Orozco-Estrada invited orchestra and audience alike into an energized stillness at the end of the first movement that seldom happens in pulmonary ward customarily known as Jones Hall. Berlioz's waltz actually danced a febrile lilt. And in the third movement, when he turned to conduct the off-stage oboe, I wanted to grab an instrument, so compelling was the invitation in his face. The brass and wind playing in the march to the scaffold and the witch's sabbath had bite, edge and power.

Nothing was stale in Berlioz's writing, and nothing was stale in the orchestra's performance. At points Orozco-Estrada turned on a dime and the orchestra willingly turned with him. No one was phoning this in. Had I been a Parisian circa 1830, I might have rioted or sniffed at the scandal. Instead, I thoroughly enjoyed myself, and by all accounts the orchestra did too.

Conclusion

What must it be like to make spontaneous musical decisions and be able to communicate them with a stage full of musicians on the spur of the moment, all whilst correcting the odd missed step and welcoming those players to join you out on the high wire with complete assurance that the risk is worth the reward?

I shall never know. I haven't the talent. I haven't the training. I haven't put in the years of hard work required to reach that level of virtuosity. But by my observation, Orozco-Estrada knows exactly what it is like. He did it last night because he does have the talent, the training and the virtuosity. And barely touching his mid-thirties, Orozco-Estrada has already put in 20 years of hard work conducting and building his craft.

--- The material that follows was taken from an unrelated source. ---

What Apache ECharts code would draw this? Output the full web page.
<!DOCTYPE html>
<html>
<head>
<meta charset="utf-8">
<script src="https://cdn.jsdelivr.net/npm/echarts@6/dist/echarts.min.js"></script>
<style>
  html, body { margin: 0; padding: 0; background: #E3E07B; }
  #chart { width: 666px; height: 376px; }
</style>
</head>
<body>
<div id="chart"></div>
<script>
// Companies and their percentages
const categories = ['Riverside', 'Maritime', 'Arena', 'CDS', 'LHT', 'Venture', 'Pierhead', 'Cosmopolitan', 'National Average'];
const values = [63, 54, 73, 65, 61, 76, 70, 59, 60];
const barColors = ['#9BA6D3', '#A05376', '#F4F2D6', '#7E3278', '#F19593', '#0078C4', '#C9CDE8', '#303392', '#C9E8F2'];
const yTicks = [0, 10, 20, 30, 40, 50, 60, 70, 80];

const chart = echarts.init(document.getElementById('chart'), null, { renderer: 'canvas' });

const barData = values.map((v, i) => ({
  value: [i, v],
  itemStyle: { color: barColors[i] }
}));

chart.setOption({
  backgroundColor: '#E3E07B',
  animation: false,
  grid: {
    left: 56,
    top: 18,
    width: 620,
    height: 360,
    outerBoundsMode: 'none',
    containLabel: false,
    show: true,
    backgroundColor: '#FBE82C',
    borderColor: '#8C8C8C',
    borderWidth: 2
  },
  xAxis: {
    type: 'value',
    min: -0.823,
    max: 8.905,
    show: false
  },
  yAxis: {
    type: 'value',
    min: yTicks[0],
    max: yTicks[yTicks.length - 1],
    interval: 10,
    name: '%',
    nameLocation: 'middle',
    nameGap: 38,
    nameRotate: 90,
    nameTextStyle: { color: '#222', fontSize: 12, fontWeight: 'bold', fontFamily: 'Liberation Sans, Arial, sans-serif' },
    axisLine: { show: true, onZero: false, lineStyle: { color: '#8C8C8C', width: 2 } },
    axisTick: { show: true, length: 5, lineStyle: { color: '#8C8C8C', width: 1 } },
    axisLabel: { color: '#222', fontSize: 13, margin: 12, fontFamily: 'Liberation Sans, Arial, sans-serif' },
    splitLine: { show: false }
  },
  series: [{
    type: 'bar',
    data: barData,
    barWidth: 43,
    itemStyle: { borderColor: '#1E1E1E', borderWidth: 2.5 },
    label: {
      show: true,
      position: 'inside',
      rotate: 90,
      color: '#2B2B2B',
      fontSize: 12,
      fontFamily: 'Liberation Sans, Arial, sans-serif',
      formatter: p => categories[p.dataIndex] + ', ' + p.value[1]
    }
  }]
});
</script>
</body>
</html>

Musicians want to move audiences with great performances. And audiences want to be moved. And yet it has it happened so seldom of late. When that moving connection is absent, orchestra performance can become a soul sucking assembly line job for the musician or a dreary cultural obligation  for the listener. It was none of those things last night.

The musicians I visited with seemed reminded of why they love making music. The audience in which I sat reached across the footlights to make a real connection with its orchestra and the man who showed what they can do. That needn't be so rare as it has been.

Is this the guy? Quite possibly. Let's not propose on the first date. But for goodness' sake, give him your phone number or invite him to coffee.